What happens when we are not seen?Not being seen leads to disruptions in our relationships – especially our significant relationships.  The question of mirroring is a sensitive place for us.  Not being seen can be very painful and wounding.  It can feel like an insult, or even a betrayal, because mirroring is something we feel entitled to.  We believe our partners SHOULD see us, for example:  “After all these years you put cream in my tea?  You don’t know me at all!  I think we may need to divorce.”

Our reactions to not being seen are based on this wounding, this insult, and on the belief that our partner – in not seeing us as we wish to be seen – has done something to us.  Blaming is part of our reaction to not being seen by our partner.  We may react angrily and attack our partner, or we might withdraw and sulk.  We may just go silent and fantasize to ourselves about leaving, about getting another partner, or about how much better it would be to be alone without any partner.

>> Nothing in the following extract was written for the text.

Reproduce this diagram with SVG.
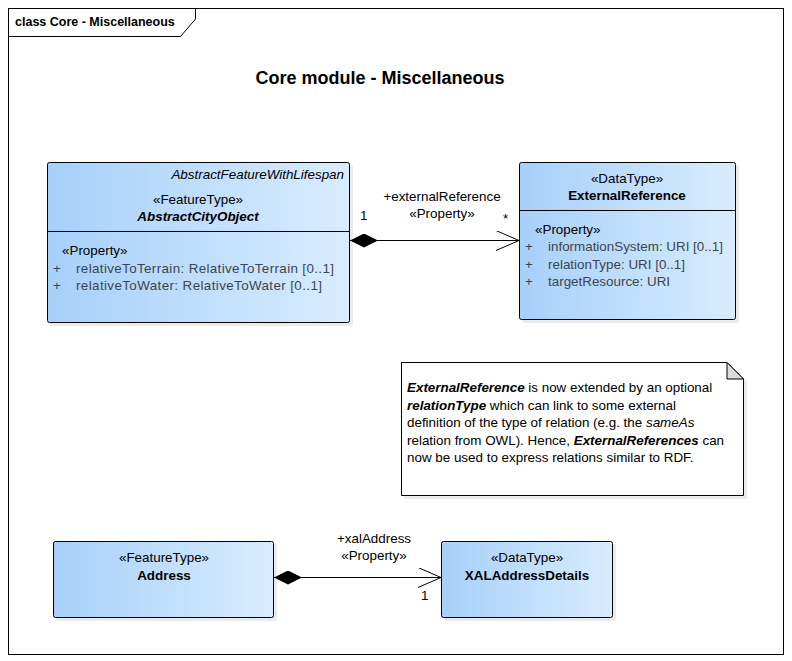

Not being seen, as you can see, is a very difficult and sensitive place.  When we are not seen, our inner experience – our felt sense of ourselves – is often that of a child; we feel small, helpless and dependent – as we were dependent on our parents to see us when we were children.  This can intensify our reaction because, in this condition, we do not want our partners to know that we are so vulnerable to them, and that they have so much power over us.  This can intensify the blaming and may include denial – “Nothing is wrong with me.  Why did you do what YOU did?”

Some of us can stay stuck in this reactivity for days, weeks, months – even years.  Relationships can be ended.  The need to be seen is such a sensitive place, and it is a key dynamic invisibly shaping our relationships with our partners.